Microbiologist remembers vlei of paradise

A map of Zandvlei from the youth of Dr Gerry Norris
The Marina da Gama waterway was a paradise in Dr Gerry Norris’s youth.

Microbiologist Dr Gerry Norris has a living memory of a wildly different Zandvlei to the current one.

He was also a member of the very first Save Zandvlei Action Committee in the early 1960s.

As a child – born in Fish Hoek and growing up in St James – he was enchanted by the clear waters and thriving aquatic life. By the age of 7 he was rowing and sailing the waters with his dad.

He describes it as glorious days on pristine, beautifully maintained waters and green edges.

“The water was so clear and clean that one could see the floor bed and the holes made by prawns in the sand. One could also see shoals of fish swimming. Sometimes fish would jump into boats causing temporary alarm as they thrashed around. It was a challenge getting them out of the yachts and returning them to the vlei waters; particularly while racing,” he said.

As a young adult, Dr Norris became highly active in yacht racing and went on to become provincial champion in all three of the Western, Eastern, and Orange Free State championships.

He became a South African dinghy champion twice and represented South Africa in world championships, on three continents.

“The championships in the United States and Australia when we managed to compete – notwithstanding boycotts against South Africa at the time – remains the most vivid in memory,” he said.

Then, at the age of 24, Dr Norris became the Imperial Yacht Club’s youngest ever commodore.

He successfully led a group of flag officers and general committee members approximately twice his own age, for about three years, before handing over the mantle.

In his early 30s, he opted to pursue his scientific studies with the same devotion he had given the waters of Zandvlei.

Today, as a microbiologist with decades of experience, he fears for the waters of his childhood paradise.

He says that unless massive change happens, no future generations will know the wonder of the waters that he and his generation did.

He has worked in 15 countries in the Asia-Pacific Basin as well as in Europe and the United States where he lived and worked, twice.

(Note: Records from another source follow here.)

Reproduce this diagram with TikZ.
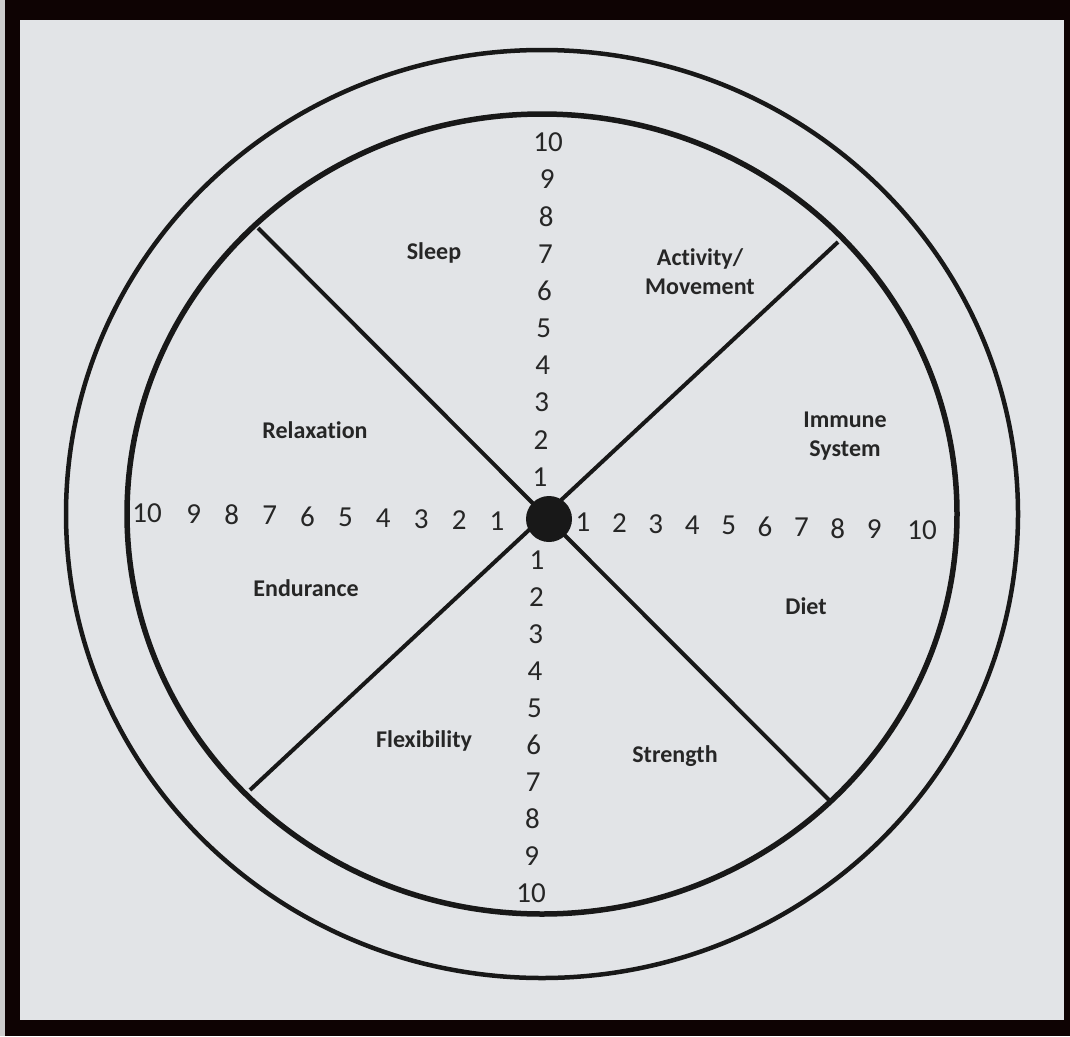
\documentclass[tikz,border=0pt]{standalone}
\usepackage{fontspec}
\setmainfont{Carlito}[Ligatures=NoCommon]
\definecolor{paper}{RGB}{226,228,231}
\definecolor{edgegray}{RGB}{205,205,205}
\definecolor{frame}{RGB}{14,3,3}
\definecolor{ink}{RGB}{24,24,24}
\definecolor{txt}{RGB}{38,38,38}
\begin{document}
\begin{tikzpicture}[x=1pt,y=-1pt,
  num/.style={font=\fontsize{29}{31}\selectfont, text=txt, inner sep=0pt},
  lab/.style={font=\bfseries\fontsize{24}{29}\selectfont, text=txt, align=center, inner sep=0pt},
  ring/.style={draw=ink},
  spoke/.style={draw=ink, line width=4pt}]
\useasboundingbox (0,0) rectangle (1070,1036);
\fill[edgegray] (0,0) rectangle (1070,1036);
\fill[frame] (5,0) rectangle (1070,1036);
\fill[paper] (20,20) rectangle (1064,1020);
\coordinate (c) at (542,514);
\draw[ring, line width=4.5pt] (c) ellipse [x radius=476pt, y radius=464pt];
\draw[ring, line width=5.5pt] (c) ellipse [x radius=415pt, y radius=400pt];
\coordinate (ul) at (258,228);
\coordinate (lr) at (832,803);
\coordinate (ur) at (838,242);
\coordinate (ll) at (250,790);
\draw[spoke] (ul) -- (lr);
\draw[spoke] (ur) -- (ll);
\node[circle, fill=ink, minimum size=46pt, inner sep=0pt] (hub) at (549,519) {};
% numbers
\foreach \i in {1,...,10} {
  \node[num] (t\i) at ({540+(\i-1)*0.9},{477-(\i-1)*37.2}) {\i};
  \node[num] (b\i) at ({537-(\i-1)*0.65},{560+(\i-1)*37}) {\i};
}
\foreach \i in {1,...,9} {
  \node[num] (l\i) at ({497-(\i-1)*37.9},{521-(\i-1)*0.9}) {\i};
  \node[num] (r\i) at ({583+(\i-1)*36.4},{522+(\i-1)*0.9}) {\i};
}
\node[num] (l10) at (147,513) {10};
\node[num] (r10) at (922,530) {10};
% labels
\node[lab] (sleep) at (434,253) {Sleep};
\node[lab] (activity) at (700,272) {Activity/\\Movement};
\node[lab] (immune) at (845,436) {Immune\\System};
\node[lab] (relax) at (315,430) {Relaxation};
\node[lab] (endur) at (306,588) {Endurance};
\node[lab] (diet) at (806,606) {Diet};
\node[lab] (flex) at (424,741) {Flexibility};
\node[lab] (strength) at (675,756) {Strength};
\end{tikzpicture}
\end{document}
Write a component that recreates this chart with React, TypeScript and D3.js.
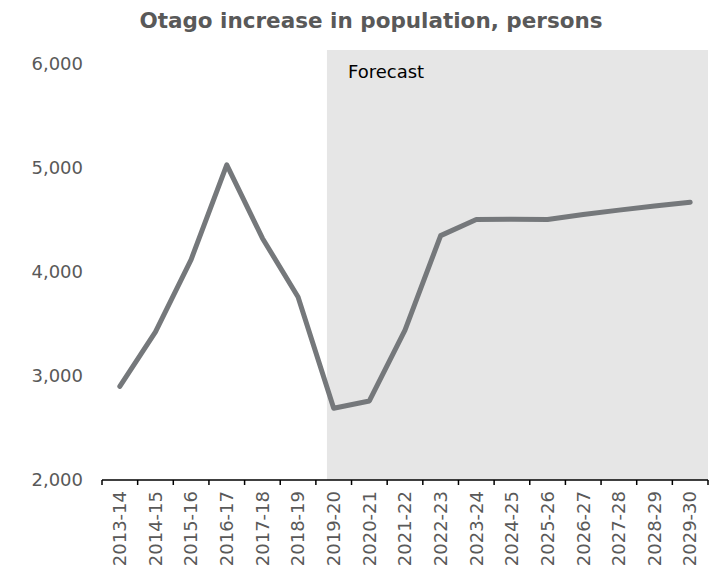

He continued studying both full- and part-time during his active working life at a total of six universities internationally and taught at two more in recent years; with microbiology and related fields being his passion.

He is concerned about reports of E.coli being found in the waters.

“When discovered in water systems, particularly those of our beaches, vleis and dams this can signal a very serious call for alarm. The reason for this is that the presence of E coli in our water is a very strong indicator that it has been recently contaminated with and by faecal matter – be it animal or human. The higher the load (number) of bacteria in the water – the greater the need concern,” he said.

He said the major concern is what other micro-organisms might at the same time also be present in the water.

“Pathogens (disease causing organisms) carried in the digestive tract come in several shapes and forms: these include mainly bacteria, parasites and viruses. Thus, if E.coli is present in the water there is every chance that there may be other dangerous organisms including pathogens present as well. This could represent a problem for anyone drinking or coming in contact with the contaminated water,” he said.

Dr Norris remembers the dredging project undertaken in the mid-1950s when the council reclaimed the waters of Zandvlei from the white beach sand that had suffocated it during past decades, he said.

Countless tons of sand were removed during ensuing years from the bed and sides of Zandvlei – transforming it into what he called “a boaters and fisher persons aqua paradise”.

Three basins resulted during the process.

One became the home of the now rejuvenated Imperial Yacht Club, another the Zandvlei Marina, restaurant and tearoom.

The third, closer to Muizenberg, was intended to be a model yacht and scale-boat playground.

“Those early visionaries and councils deserve huge credit for their initiatives and hard work. Generations of Capetonians benefited from their vision, enterprise, leadership and old-fashioned hard work,” Dr Norris said.

Over the years, population and pollution increased and only some years later did the weeds become a problem, choking up the vlei to the point that sailing was almost impossible.

Dr Norris became part of the first Save Zandvlei Action Committee, a group formed to be the voice for the vlei.

The concerns for this committee were that not only was the vlei being choked and becoming un-navigable, but the oxygen was being depleted by the fast multiplying weed mass. Fish were dying in countless numbers, he said.

“Several meetings took place and after some time Council put their weight behind the initiative to save Zandvlei, again,” he said.

A strong floating weed cutter was purchased and the cutting team worked many long days to rid the vlei of the huge mass of aquatic growth. Front end loaders were called in to clear the weed, loading it onto ten-ton trucks for disposal.

“The time seems to have come again for Council to save the vlei yet again. From biohazards this time – and severe pollution. The question is, do they have ecological and political will now, to save the vlei; for the third time. If not, this will be a major ecological disaster; of massive proportions,” he said.